What is Urinary Incontinence?
Note: If you come across words you don't fully understand while viewing this site or while reading other materials on incontinence, refer to the glossary included in this site for further explanation.
Simply put, urinary incontinence is the inability to control the release of urine. It is not a disease, but a symptom. Many conditions and disorders can cause the symptom of urinary incontinence, including pelvic surgery, childbirth, injuries to the pelvic region, infections, hormonal changes and changes associated with aging.
Types of Urinary Incontinence:
One of the difficulties of dealing with urinary incontinence is that there are several types, and they are often intermixed. When you go to your doctor and have a complete urologic exam, you will probably be told you have one of the following types of incontinence:
Stress Incontinence: when urine leaks as a result of a cough, sneeze, laugh or other movement that causes a sudden increase in bladder pressure.
Urge Incontinence: when a person feels a sudden urge to urinate but may not be able to inhibit the passing of urine long enough to get to the toilet.
Overflow Incontinence: when the bladder overfills and leaks without warning and without any sensation of the need to urinate.
Facts About Urinary Incontinence
- An estimated 17 million Americans experience some form of urinary incontinence.
- 85% of those affected are women.
- Only 1 in 12 persons with urinary incontinence seeks help.
- There are many causes of urinary incontinence.
- Urinary incontinence is treatable and generally does not require surgery.
Source: National Association for Continence (NAFC)
Signs That You May Be Experiencing Urinary Incontinence
- Leakage of urine such that it prevents you from participating in normal activities.
- Leakage of urine that causes you embarrassment.
- Leakage of urine which began or continued after an operation (hysterectomy, Caesarian section, prostate surgery, etc.).
- Inability to urinate (retention of urine).
- Urinating more frequently than usual without a known bladder infection.

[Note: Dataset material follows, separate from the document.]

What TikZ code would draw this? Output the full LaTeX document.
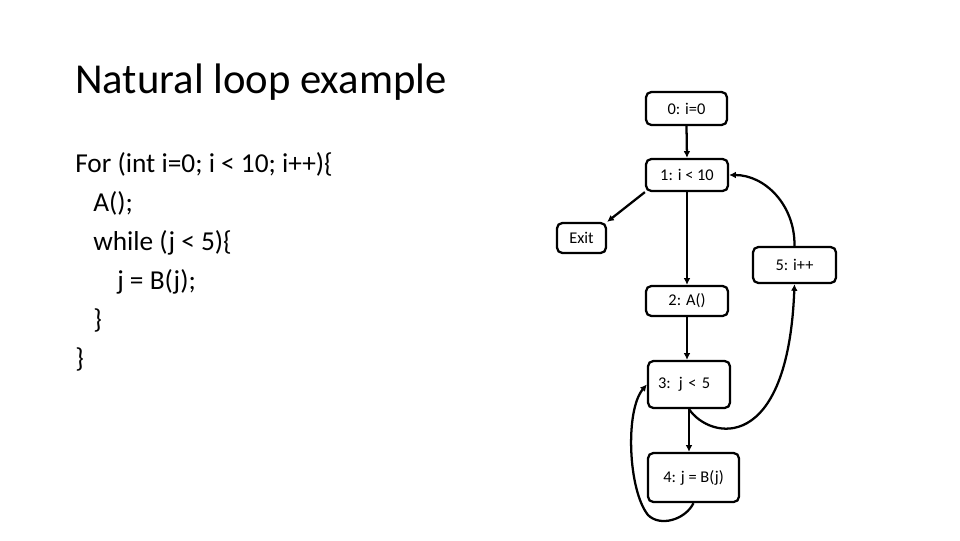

- Needing to rush to the bathroom and/or losing urine if you do not "arrive on time."
- Pain related to filling the bladder, and/or pain related to urination (in the absence of a bladder infection).
- Frequent bladder infections.
- Progressive weakness of the urinary stream with or without a feeling of incomplete bladder emptying.
- Abnormal urination or changes in urination related to a nervous system abnormality (stroke, spinal cord injury, multiple sclerosis, etc.).